Boat noise also impacts human well-being, particularly in coastal areas. Recreational activities such as fishing, kayaking, and wildlife viewing can be disturbed by vessel noise, diminishing enjoyment of natural environments. Coastal communities near busy shipping lanes or recreational boating hubs may experience reduced quality of life from persistent noise pollution.
Strategies for Noise Reduction
Advancements in vessel design and technology offer ways for reducing underwater noise from boats. Quieter propeller designs, such as highly skewed or larger diameter propellers, can minimize cavitation and reduce noise. Integrating electric or hybrid propulsion systems significantly lowers engine noise, especially at slower speeds, reducing reliance on internal combustion engines.
Improved hull designs that are more streamlined and efficient also reduce hydrodynamic noise by minimizing turbulence as the vessel moves through water. Advanced engine mounting techniques and the use of isolation materials help prevent vibrations from transmitting from machinery into the hull and into the water. These design considerations are most effective when incorporated during new vessel construction.
Operational practices offer immediate ways for noise reduction from existing fleets. Reducing vessel speed is an effective method, as noise from cavitation and hydrodynamic forces decreases significantly at lower speeds. Optimizing shipping routes to avoid sensitive marine habitats, such as breeding grounds or migratory corridors, minimizes noise impact.
Regular maintenance of propellers and machinery ensures efficient operation and reduces noise from worn or unbalanced components. In ports, shore power connections allow vessels to shut down auxiliary engines while docked, reducing idling noise. Retrofitting existing vessels with noise-reducing technologies, such as propeller modifications or improved engine mounts, contributes to noise abatement.
Regulatory Frameworks
International organizations have recognized the need to address underwater noise, with bodies like the International Maritime Organization (IMO) developing guidelines for noise reduction. These guidelines encourage voluntary measures and best practices for ship design and operation to mitigate noise impacts. These efforts establish a common framework for global shipping.

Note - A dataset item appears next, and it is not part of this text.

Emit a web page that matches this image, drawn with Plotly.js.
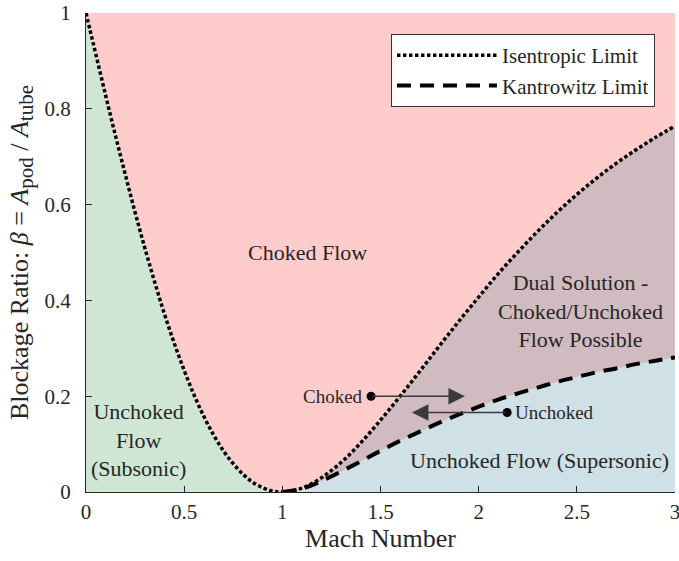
<!DOCTYPE html>
<html>
<head>
<meta charset="utf-8">
<script src="https://cdn.plot.ly/plotly-3.0.1.min.js"></script>
<style>html,body{margin:0;padding:0;background:#fff;}#chart{width:679px;height:561px;}</style>
</head>
<body>
<div id="chart"></div>
<script>
// Subsonic branch of the isentropic limit
const machSub = [0, 0.02, 0.05, 0.1, 0.15, 0.2, 0.25, 0.3, 0.35, 0.4, 0.45, 0.5, 0.55, 0.6, 0.65, 0.7, 0.75, 0.8, 0.85, 0.9, 0.95, 1.0];
const betaIsenSub = [1.0, 0.965, 0.914, 0.828, 0.744, 0.663, 0.584, 0.509, 0.438, 0.371, 0.310, 0.254, 0.203, 0.158, 0.119, 0.086, 0.059, 0.037, 0.020, 0.009, 0.002, 0.0];
// Supersonic branch
const machSup = [1.0, 1.1, 1.2, 1.3, 1.4, 1.5, 1.6, 1.7, 1.8, 1.9, 2.0, 2.1, 2.2, 2.3, 2.4, 2.5, 2.6, 2.7, 2.8, 2.9, 3.0];
const betaIsenSup = [0, 0.008, 0.030, 0.062, 0.103, 0.150, 0.200, 0.252, 0.305, 0.357, 0.407, 0.456, 0.501, 0.544, 0.584, 0.621, 0.655, 0.686, 0.714, 0.740, 0.764];
const betaKant = [0, 0.007, 0.023, 0.043, 0.064, 0.086, 0.107, 0.126, 0.145, 0.162, 0.178, 0.193, 0.206, 0.218, 0.230, 0.240, 0.250, 0.258, 0.267, 0.274, 0.281];

// Tick labels
const xTickVals = [0, 0.5, 1, 1.5, 2, 2.5, 3];
const xTickText = ['0', '0.5', '1', '1.5', '2', '2.5', '3'];
const yTickVals = [0, 0.2, 0.4, 0.6, 0.8, 1];
const yTickText = ['0', '0.2', '0.4', '0.6', '0.8', '1'];

// Region labels
const regionText = ['Choked Flow', 'Unchoked<br>Flow<br>(Subsonic)', 'Dual Solution -<br>Choked/Unchoked<br>Flow Possible', 'Unchoked Flow (Supersonic)'];
const regionMach = [1.126, 0.266, 2.517, 2.308];
const regionBeta = [0.5, 0.108, 0.378, 0.065];

// Marker points with arrows
const markerText = ['Choked', 'Unchoked'];
const markerMach = [1.452, 2.145];
const markerBeta = [0.2, 0.166];
const arrowTipMach = [1.93, 1.66];

const machAll = machSub.concat(machSup.slice(1));
const betaIsenAll = betaIsenSub.concat(betaIsenSup.slice(1));

const FONT = '"Liberation Serif", "Times New Roman", serif';
const TXT = '#262626';

const traces = [
  {x: machSub, y: betaIsenSub, type: 'scatter', mode: 'lines', fill: 'tozeroy',
   fillcolor: 'rgb(208,230,213)', line: {width: 0, shape: 'spline'}, showlegend: false, hoverinfo: 'skip'},
  {x: machSup, y: betaIsenSup, type: 'scatter', mode: 'lines', fill: 'tozeroy',
   fillcolor: 'rgb(208,188,192)', line: {width: 0, shape: 'spline'}, showlegend: false, hoverinfo: 'skip'},
  {x: machSup, y: betaKant, type: 'scatter', mode: 'lines', fill: 'tozeroy',
   fillcolor: 'rgb(207,224,230)', line: {width: 0, shape: 'spline'}, showlegend: false, hoverinfo: 'skip'},
  {x: machAll, y: betaIsenAll, type: 'scatter', mode: 'lines', name: 'Isentropic Limit',
   line: {color: '#000', width: 3.5, dash: '3.5px,2.5px', shape: 'spline'}},
  {x: machSup, y: betaKant, type: 'scatter', mode: 'lines', name: 'Kantrowitz Limit',
   line: {color: '#000', width: 4, dash: '14px,9px', shape: 'spline'}},
  {x: markerMach, y: markerBeta, type: 'scatter', mode: 'markers', showlegend: false,
   marker: {color: '#000', size: 9}, hoverinfo: 'skip'}
];

const annotations = [];
for (let i = 0; i < regionText.length; i++) {
  annotations.push({x: regionMach[i], y: regionBeta[i], xref: 'x', yref: 'y', text: regionText[i],
    showarrow: false, font: {family: FONT, size: 22, color: TXT}, align: 'center'});
}
for (let i = 0; i < markerText.length; i++) {
  annotations.push({x: arrowTipMach[i], y: markerBeta[i], xref: 'x', yref: 'y', ax: markerMach[i], ay: markerBeta[i],
    axref: 'x', ayref: 'y', text: '', showarrow: true, arrowhead: 2, arrowsize: 2.2, arrowwidth: 1.5, arrowcolor: '#3a3a3a'});
  annotations.push({x: markerMach[i], y: markerBeta[i], xref: 'x', yref: 'y', text: markerText[i], showarrow: false,
    xanchor: i === 0 ? 'right' : 'left', xshift: i === 0 ? -6 : 6, font: {family: FONT, size: 19, color: TXT}});
}

const layout = {
  width: 679, height: 561,
  margin: {l: 86, r: 4, t: 13, b: 69},
  paper_bgcolor: '#fff',
  plot_bgcolor: 'rgb(255,204,204)',
  font: {family: FONT, color: TXT, size: 20},
  xaxis: {range: [0, 3], tickvals: xTickVals, ticktext: xTickText, ticks: 'inside', ticklen: 6,
    tickcolor: TXT, showline: true, linecolor: TXT, linewidth: 1, showgrid: false, zeroline: false,
    tickfont: {family: FONT, size: 21, color: TXT}, ticklabelstandoff: 1, ticklabeloverflow: 'allow',
    title: {text: 'Mach Number', font: {family: FONT, size: 26, color: TXT}, standoff: 4}},
  yaxis: {range: [0, 1], tickvals: yTickVals, ticktext: yTickText, ticks: 'inside', ticklen: 6,
    tickcolor: TXT, showline: true, linecolor: TXT, linewidth: 1, showgrid: false, zeroline: false,
    tickfont: {family: FONT, size: 21, color: TXT}, ticklabelstandoff: 10, ticklabeloverflow: 'allow',
    title: {text: 'Blockage Ratio: <i>β</i> = <i>A</i><sub><span style="font-size:21px">pod</span></sub> / <i>A</i><sub><span style="font-size:21px">tube</span></sub>', font: {family: FONT, size: 26, color: TXT}, standoff: 8}},
  legend: {x: 0.966, y: 0.956, xanchor: 'right', yanchor: 'top', bgcolor: '#fff', bordercolor: '#333', borderwidth: 1,
    font: {family: FONT, size: 21, color: TXT}, itemwidth: 100},
  annotations: annotations,
  showlegend: true
};

Plotly.newPlot('chart', traces, layout, {displayModeBar: false, staticPlot: true});
</script>
</body>
</html>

Many countries and local authorities implement regulations to manage boat noise. These measures include setting speed limits in ecologically sensitive zones, such as marine protected areas or whale migration routes. Some jurisdictions explore noise limits for new vessel construction or designate quiet zones where vessel traffic is restricted to protect marine life.
Enforcing these regulations across vast marine areas presents challenges due to varying international standards and transient vessels. Monitoring noise and ensuring compliance require advanced technologies and international cooperation. Despite these complexities, developing comprehensive regulatory approaches reflects a growing commitment to addressing marine noise pollution. Continued research and policy development are essential to create effective frameworks for sound management in the oceans.